The PBP suggests using a 78-column line length.
I’m good with this. I don’t feel the need to be a pedant about it, but I like the idea in general.
The argument against it goes, “We have huge widescreen monitors, let me look at more things!” We do have bigger screens, and can easily go to 90, 100, 132, or even higher. (One of my co-workers suggested 200 characters, and showed it easily fit on his screen.)
I prefer the smaller number for several reasons, in vaguely order of importance:
- Just because you can write really long complex single lines doesn’t mean you should.
- If you’re indenting seventeen levels, your functions are extremely complex.
- Side-by-side diffs in some tools are lots easier to read.
- Printing becomes a problem.
- I like to run huge fonts.
- I like to have a pair of windows side-by-side.
- Some folks run their displays in portrait mode.
Compare the works of Karl Marx and of Ernst Hemingway. Both are well known authors, both wrote things which some people find fascinating. Karl Marx wrote in a time where text was flowery and sentences were long.
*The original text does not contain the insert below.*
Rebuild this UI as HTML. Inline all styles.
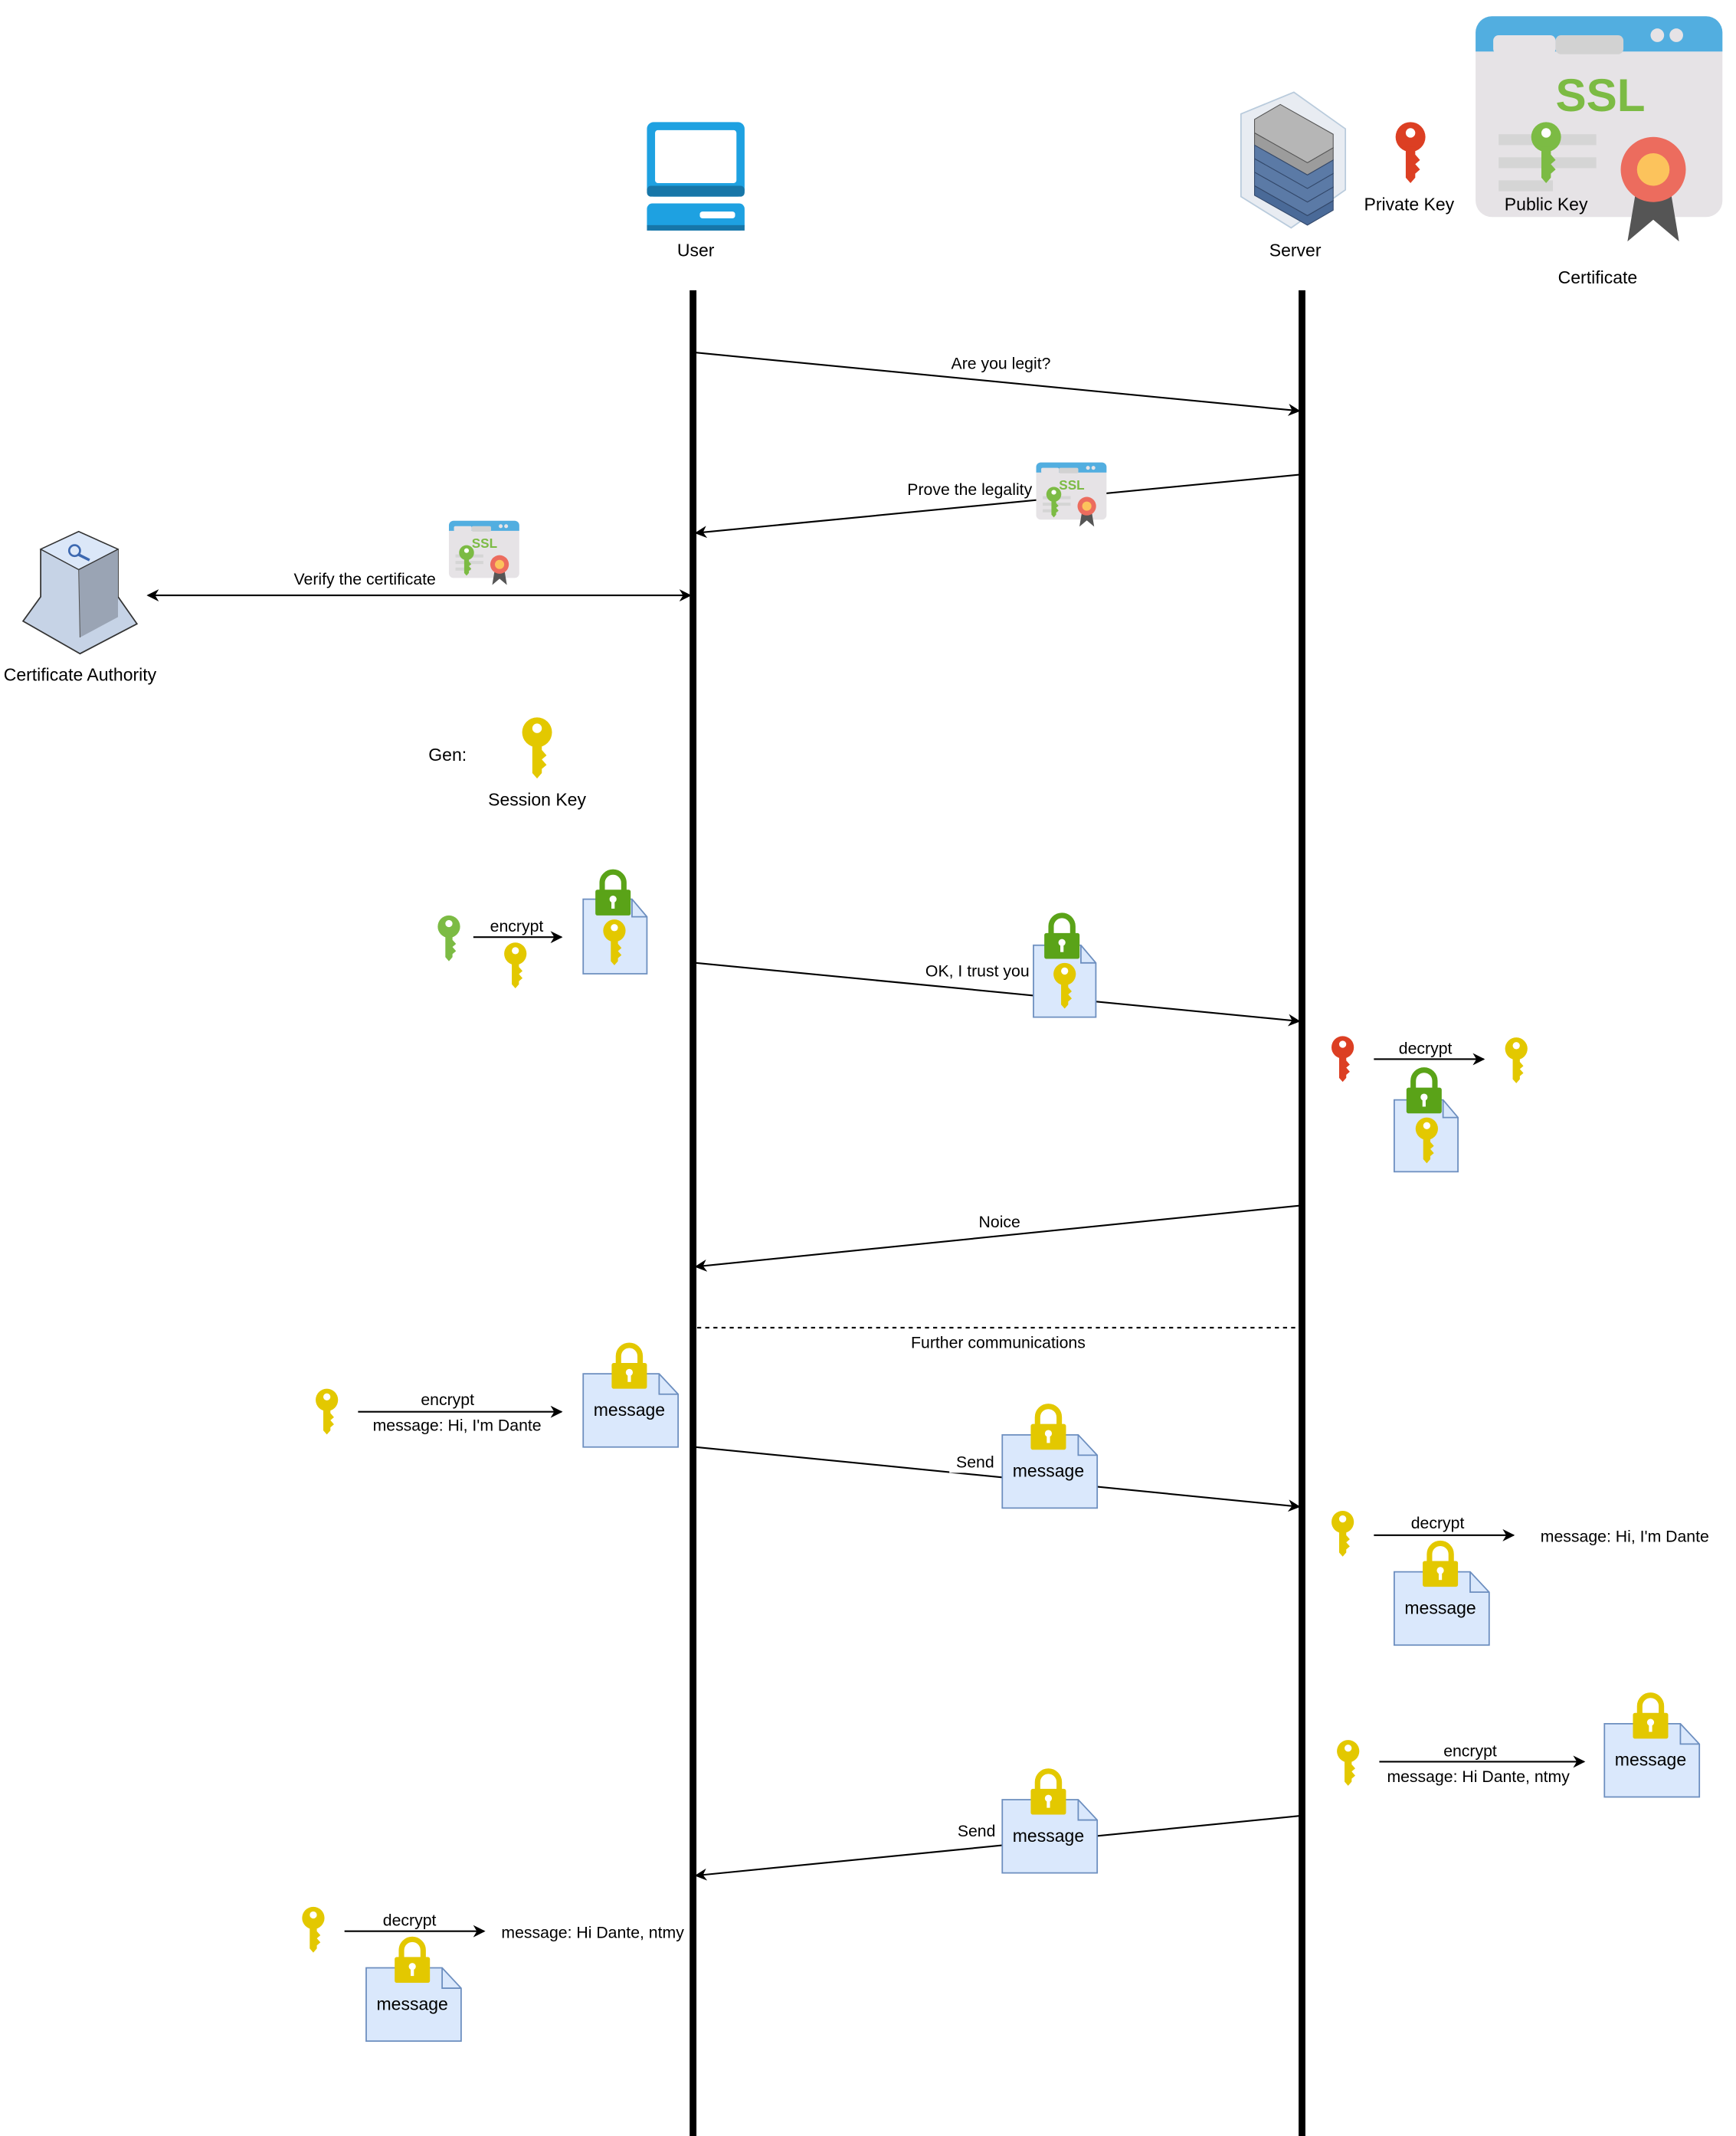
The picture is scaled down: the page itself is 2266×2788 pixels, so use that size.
<!DOCTYPE html>
<html><head><meta charset="utf-8"><style>
html,body{margin:0;padding:0;background:#fff;}
svg{display:block;}
text{font-family:"Liberation Sans",Arial,sans-serif;fill:#000;}
</style></head><body>
<svg width="2266" height="2788" viewBox="0 0 1280 1575" preserveAspectRatio="none" xmlns="http://www.w3.org/2000/svg">
<defs>
  <g id="key">
    <circle cx="0" cy="11" r="11" fill="currentColor"/>
    <path d="M-3.5 18 H3.5 V24 L7 28 L3.5 31 L7 35 L3.5 38 V41 L0 45 L-3.5 41 Z" fill="currentColor"/>
    <circle cx="0" cy="8" r="3.5" fill="#fff"/>
  </g>
  <g id="lock">
    <path d="M-8 15 V9 a8 8 0 0 1 16 0 V15" fill="none" stroke="currentColor" stroke-width="4"/>
    <rect x="-13" y="14" width="26" height="19" rx="1.5" fill="currentColor"/>
    <circle cx="0" cy="21" r="2.6" fill="#fff"/>
    <rect x="-1.2" y="21" width="2.4" height="7" fill="#fff"/>
  </g>
  <g id="cert">
    <rect x="0" y="0" width="182" height="148" rx="12" fill="#e6e3e6"/>
    <path d="M12 0 H170 a12 12 0 0 1 12 12 V26 H0 V12 a12 12 0 0 1 12 -12 Z" fill="#52aee0"/>
    <rect x="13" y="14" width="46" height="14" rx="4" fill="#e6e3e6"/>
    <rect x="59" y="14" width="50" height="14" rx="4" fill="#d2d2d2"/>
    <circle cx="134" cy="14" r="5" fill="#e6e3e6"/><circle cx="148" cy="14" r="5" fill="#e6e3e6"/>
    <text x="92" y="70" font-size="34" font-weight="bold" text-anchor="middle" style="fill:#7cbb44">SSL</text>
    <rect x="17" y="87" width="72" height="8" fill="#d5d5d5"/>
    <rect x="17" y="104" width="72" height="8" fill="#d5d5d5"/>
    <rect x="17" y="121" width="40" height="8" fill="#d5d5d5"/>
    <path d="M118 130 L112 166 L131 150 L150 166 L144 130 Z" fill="#555"/>
    <circle cx="131" cy="113" r="24" fill="#ec6c5e"/>
    <circle cx="131" cy="113" r="12" fill="#fcc35c"/>
  </g>
  <g id="scert">
    <use href="#cert" transform="scale(0.285)"/>
    <use href="#key" style="color:#7cbb44" transform="translate(13,18) scale(0.5)"/>
  </g>
  <marker id="ah" viewBox="0 0 10 10" refX="9" refY="5" markerWidth="9" markerHeight="9" orient="auto-start-reverse" markerUnits="userSpaceOnUse">
    <path d="M0 0 L10 5 L0 10 L3 5 Z" fill="#000"/>
  </marker>
</defs>

<!-- User icon -->
<rect x="477" y="90" width="72" height="55" rx="5" fill="#1ea1e1"/>
<rect x="477" y="137" width="72" height="8" rx="3" fill="#1776a8"/>
<rect x="483" y="96" width="60" height="39" rx="2" fill="#fff"/>
<rect x="477" y="150" width="72" height="20" rx="4" fill="#1ea1e1"/>
<rect x="477" y="166" width="72" height="4" fill="#1776a8"/>
<rect x="516" y="156" width="26" height="5" rx="2" fill="#fff"/>
<text x="513" y="189" font-size="13" text-anchor="middle">User</text>

<!-- Server icon -->
<path d="M954 68 L992 95 V140 L952 168 L915 145 V84 Z" fill="#e8ecf2" stroke="#b9cbdc" stroke-width="1"/>
<g>
  <path d="M925 88 L944 77 L983 99 L983 109 L964 120 L925 98 Z" fill="#b6b6b6" stroke="#555" stroke-width="0.6"/>
  <path d="M925 98 L964 120 L983 109 L983 118 L964 129 L925 107 Z" fill="#9c9c9c" stroke="#555" stroke-width="0.6"/>
  <path d="M925 107 L964 129 L983 118 L983 128 L964 139 L925 117 Z" fill="#5b7aa6" stroke="#33486a" stroke-width="0.6"/>
  <path d="M925 117 L964 139 L983 128 L983 138 L964 149 L925 127 Z" fill="#5b7aa6" stroke="#33486a" stroke-width="0.6"/>
  <path d="M925 127 L964 149 L983 138 L983 148 L964 159 L925 137 Z" fill="#5b7aa6" stroke="#33486a" stroke-width="0.6"/>
  <path d="M925 137 L964 159 L983 148 L983 155 L964 166 L925 144 Z" fill="#4a6a98" stroke="#33486a" stroke-width="0.6"/>
</g>
<text x="955" y="189" font-size="13" text-anchor="middle">Server</text>

<use href="#key" style="color:#dc3f23" transform="translate(1040,90)"/>
<use href="#cert" transform="translate(1088,12)"/>
<use href="#key" style="color:#7cbb44" transform="translate(1140,90)"/>
<text x="1039" y="155" font-size="13" text-anchor="middle">Private Key</text>
<text x="1140" y="155" font-size="13" text-anchor="middle">Public Key</text>
<text x="1178" y="209" font-size="13" text-anchor="middle">Certificate</text>

<!-- lifelines -->
<line x1="511" y1="214" x2="511" y2="1575" stroke="#000" stroke-width="5"/>
<line x1="960" y1="214" x2="960" y2="1575" stroke="#000" stroke-width="5"/>

<!-- Are you legit -->
<line x1="513" y1="260" x2="958" y2="303" stroke="#000" stroke-width="1.2" marker-end="url(#ah)"/>
<text x="738" y="272" font-size="12" text-anchor="middle">Are you legit?</text>

<!-- Prove legality -->
<line x1="958" y1="350" x2="513" y2="393" stroke="#000" stroke-width="1.2" marker-end="url(#ah)"/>
<rect x="620" y="350" width="143" height="18" fill="#fff"/>
<text x="761" y="365" font-size="12" text-anchor="end">Prove the legality</text>
<use href="#scert" transform="translate(764,341)"/>

<!-- Verify -->
<line x1="109" y1="439" x2="509" y2="439" stroke="#000" stroke-width="1.2" marker-start="url(#ah)" marker-end="url(#ah)"/>
<text x="269" y="431" font-size="12" text-anchor="middle">Verify the certificate</text>
<use href="#scert" transform="translate(331,384)"/>

<!-- CA icon -->
<path d="M30 405 L58 392 L87 405 V440 L101 460 L59 482 L17 458 L30 440 Z" fill="#c6d3e6" stroke="#333" stroke-width="1"/>
<path d="M58 420 L87 405 V455 L59 470 Z" fill="#9aa4b4"/>
<path d="M30 405 L58 392 L87 405 L58 420 Z" fill="#dbe7f8" stroke="#333" stroke-width="0.8"/>
<line x1="58" y1="420" x2="59" y2="470" stroke="#555" stroke-width="0.6"/>
<circle cx="55" cy="406" r="4" fill="none" stroke="#3c68b0" stroke-width="1.5"/>
<line x1="58" y1="409" x2="66" y2="413" stroke="#3c68b0" stroke-width="2"/>
<text x="59" y="502" font-size="13" text-anchor="middle">Certificate Authority</text>

<!-- Gen -->
<text x="330" y="561" font-size="13" text-anchor="middle">Gen:</text>
<use href="#key" style="color:#e3c800" transform="translate(396,529)"/>
<text x="396" y="594" font-size="13" text-anchor="middle">Session Key</text>

<!-- User encrypt session key -->
<use href="#key" style="color:#7cbb44" transform="translate(331,675) scale(0.75)"/>
<line x1="349" y1="691" x2="414" y2="691" stroke="#000" stroke-width="1.2" marker-end="url(#ah)"/>
<text x="381" y="687" font-size="12" text-anchor="middle">encrypt</text>
<use href="#key" style="color:#e3c800" transform="translate(380,695) scale(0.75)"/>
<g>
  <path d="M430 663 H466 L477 676 V718 H430 Z" fill="#dae8fc" stroke="#6c8ebf"/>
  <path d="M466 663 V676 H477" fill="none" stroke="#6c8ebf"/>
  <use href="#lock" style="color:#5aa318" transform="translate(452,642)"/>
  <use href="#key" style="color:#e3c800" transform="translate(453,678) scale(0.75)"/>
</g>

<!-- OK I trust you -->
<line x1="513" y1="710" x2="958" y2="753" stroke="#000" stroke-width="1.2" marker-end="url(#ah)"/>
<rect x="676" y="706" width="85" height="18" fill="#fff"/>
<text x="759" y="720" font-size="12" text-anchor="end">OK, I trust you</text>
<g>
  <path d="M762 697 H797 L808 710 V750 H762 Z" fill="#dae8fc" stroke="#6c8ebf"/>
  <path d="M797 697 V710 H808" fill="none" stroke="#6c8ebf"/>
  <use href="#lock" style="color:#5aa318" transform="translate(783,674)"/>
  <use href="#key" style="color:#e3c800" transform="translate(785,710) scale(0.75)"/>
</g>

<!-- server decrypt -->
<use href="#key" style="color:#dc3f23" transform="translate(990,764) scale(0.75)"/>
<line x1="1013" y1="781" x2="1094" y2="781" stroke="#000" stroke-width="1.2" marker-end="url(#ah)"/>
<text x="1051" y="777" font-size="12" text-anchor="middle">decrypt</text>
<use href="#key" style="color:#e3c800" transform="translate(1118,765) scale(0.75)"/>
<g>
  <path d="M1028 811 H1064 L1075 824 V864 H1028 Z" fill="#dae8fc" stroke="#6c8ebf"/>
  <path d="M1064 811 V824 H1075" fill="none" stroke="#6c8ebf"/>
  <use href="#lock" style="color:#5aa318" transform="translate(1050,788)"/>
  <use href="#key" style="color:#e3c800" transform="translate(1052,824) scale(0.75)"/>
</g>

<!-- Noice -->
<line x1="958" y1="889" x2="513" y2="934" stroke="#000" stroke-width="1.2" marker-end="url(#ah)"/>
<text x="737" y="905" font-size="12" text-anchor="middle">Noice</text>

<!-- Further -->
<line x1="514" y1="979" x2="958" y2="979" stroke="#000" stroke-width="1.2" stroke-dasharray="3,3"/>
<text x="736" y="994" font-size="12" text-anchor="middle">Further communications</text>

<!-- User encrypt message -->
<use href="#key" style="color:#e3c800" transform="translate(241,1024) scale(0.75)"/>
<line x1="264" y1="1041" x2="414" y2="1041" stroke="#000" stroke-width="1.2" marker-end="url(#ah)"/>
<text x="330" y="1036" font-size="12" text-anchor="middle">encrypt</text>
<text x="337" y="1055" font-size="12" text-anchor="middle">message: Hi, I'm Dante</text>
<g transform="translate(430,1013)">
  <path d="M0 0 H56 L70 15 V54 H0 Z" fill="#dae8fc" stroke="#6c8ebf"/>
  <path d="M56 0 V15 H70" fill="none" stroke="#6c8ebf"/>
  <use href="#lock" style="color:#e3c800" transform="translate(34,-22)"/>
  <text x="34" y="31" font-size="13" text-anchor="middle">message</text>
</g>

<!-- Send 1 -->
<line x1="513" y1="1067" x2="958" y2="1111" stroke="#000" stroke-width="1.2" marker-end="url(#ah)"/>
<rect x="700" y="1068" width="38" height="18" fill="#fff"/>
<text x="719" y="1082" font-size="12" text-anchor="middle">Send</text>
<g transform="translate(739,1058)">
  <path d="M0 0 H56 L70 15 V54 H0 Z" fill="#dae8fc" stroke="#6c8ebf"/>
  <path d="M56 0 V15 H70" fill="none" stroke="#6c8ebf"/>
  <use href="#lock" style="color:#e3c800" transform="translate(34,-22)"/>
  <text x="34" y="31" font-size="13" text-anchor="middle">message</text>
</g>

<!-- server decrypt msg -->
<use href="#key" style="color:#e3c800" transform="translate(990,1114) scale(0.75)"/>
<line x1="1013" y1="1132" x2="1116" y2="1132" stroke="#000" stroke-width="1.2" marker-end="url(#ah)"/>
<text x="1060" y="1127" font-size="12" text-anchor="middle">decrypt</text>
<text x="1198" y="1137" font-size="12" text-anchor="middle">message: Hi, I'm Dante</text>
<g transform="translate(1028,1159)">
  <path d="M0 0 H56 L70 15 V54 H0 Z" fill="#dae8fc" stroke="#6c8ebf"/>
  <path d="M56 0 V15 H70" fill="none" stroke="#6c8ebf"/>
  <use href="#lock" style="color:#e3c800" transform="translate(34,-22)"/>
  <text x="34" y="31" font-size="13" text-anchor="middle">message</text>
</g>

<!-- server encrypt reply -->
<use href="#key" style="color:#e3c800" transform="translate(994,1283) scale(0.75)"/>
<line x1="1017" y1="1299" x2="1168" y2="1299" stroke="#000" stroke-width="1.2" marker-end="url(#ah)"/>
<text x="1084" y="1295" font-size="12" text-anchor="middle">encrypt</text>
<text x="1090" y="1314" font-size="12" text-anchor="middle">message: Hi Dante, ntmy</text>
<g transform="translate(1183,1271)">
  <path d="M0 0 H56 L70 15 V54 H0 Z" fill="#dae8fc" stroke="#6c8ebf"/>
  <path d="M56 0 V15 H70" fill="none" stroke="#6c8ebf"/>
  <use href="#lock" style="color:#e3c800" transform="translate(34,-22)"/>
  <text x="34" y="31" font-size="13" text-anchor="middle">message</text>
</g>

<!-- Send 2 -->
<line x1="958" y1="1339" x2="513" y2="1383" stroke="#000" stroke-width="1.2" marker-end="url(#ah)"/>
<rect x="701" y="1341" width="38" height="18" fill="#fff"/>
<text x="720" y="1354" font-size="12" text-anchor="middle">Send</text>
<g transform="translate(739,1327)">
  <path d="M0 0 H56 L70 15 V54 H0 Z" fill="#dae8fc" stroke="#6c8ebf"/>
  <path d="M56 0 V15 H70" fill="none" stroke="#6c8ebf"/>
  <use href="#lock" style="color:#e3c800" transform="translate(34,-22)"/>
  <text x="34" y="31" font-size="13" text-anchor="middle">message</text>
</g>

<!-- user decrypt -->
<use href="#key" style="color:#e3c800" transform="translate(231,1406) scale(0.75)"/>
<line x1="254" y1="1424" x2="357" y2="1424" stroke="#000" stroke-width="1.2" marker-end="url(#ah)"/>
<text x="302" y="1420" font-size="12" text-anchor="middle">decrypt</text>
<text x="437" y="1429" font-size="12" text-anchor="middle">message: Hi Dante, ntmy</text>
<g transform="translate(270,1451)">
  <path d="M0 0 H56 L70 15 V54 H0 Z" fill="#dae8fc" stroke="#6c8ebf"/>
  <path d="M56 0 V15 H70" fill="none" stroke="#6c8ebf"/>
  <use href="#lock" style="color:#e3c800" transform="translate(34,-22)"/>
  <text x="34" y="31" font-size="13" text-anchor="middle">message</text>
</g>
</svg>
</body></html>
Paragraphs of one sentence each are not uncommon for Marx, and stopping to really understand what he wrote is important, because there’s so much in each meaty sentence. Hemingway, on the other hand, would have had no trouble with Twitter, and wrote more short sentences. Which of the two is easier to read quickly and get meaning from? I want Hemingway-like code – clear, easily read, and understood by all. Line lengths can help encourage people to break complex statements up into more understandable components.
Another common argument against narrower line widths is that when you’ve got a complex function, you’ll be indented several levels, and only have a tiny space to write code in. I don’t think the problem is that you have a tiny space to write code in. Maybe the problem is that your function is too big. To me, this is a warning of bad design, not a narrow window.
Lots of tools use side by side diffs – p4diff, the venerable WinDiff, kdiff, etc. I think all these tools can be changed to use a vertical diff, but that’s a hassle, and a big change – side-by-side has advantages. It’s a lot harder to make it useful if you’ve got code half a block wide and are having to scroll back and forth.
In the Dark Ages of computers, engineers didn’t have a terminal, much less a workstation. They submitted a batch, and got back a printout. Code was written by hand, and read off print outs. Being able to print code was wildly important. We rarely print code today, but when we do, paper still puts a limit on the width code can be. Normal paper is not as wide as it is tall, and turning books sideways to read code is always odd. Narrower code is easier to print, easier to quote, easier to put on slides in presentations, and easier to share with others.
The last few wind up being personal preferences. Just as some can get 250 characters wide because they have a wide screen and small fonts, some don’t. It has been many moons since I coded on a physical terminal, but in that many moons my eyesight has degraded. My fonts are up past, “Large” and into “Huge” now. I like to run a pair of windows side-by-side, too, so that and huge fonts means I don’t get giant column widths… I get about 80. I know several engineers who run their monitors (or one of them) turned 90 degrees to portrait mode. Narrower, but lots more lines visible.
Any of these are good reasons to stick with less columns.
If a group wants to go otherwise, I don’t fuss too hard – my tools can help with this – but I do ask if we can reconsider. Generally, people have.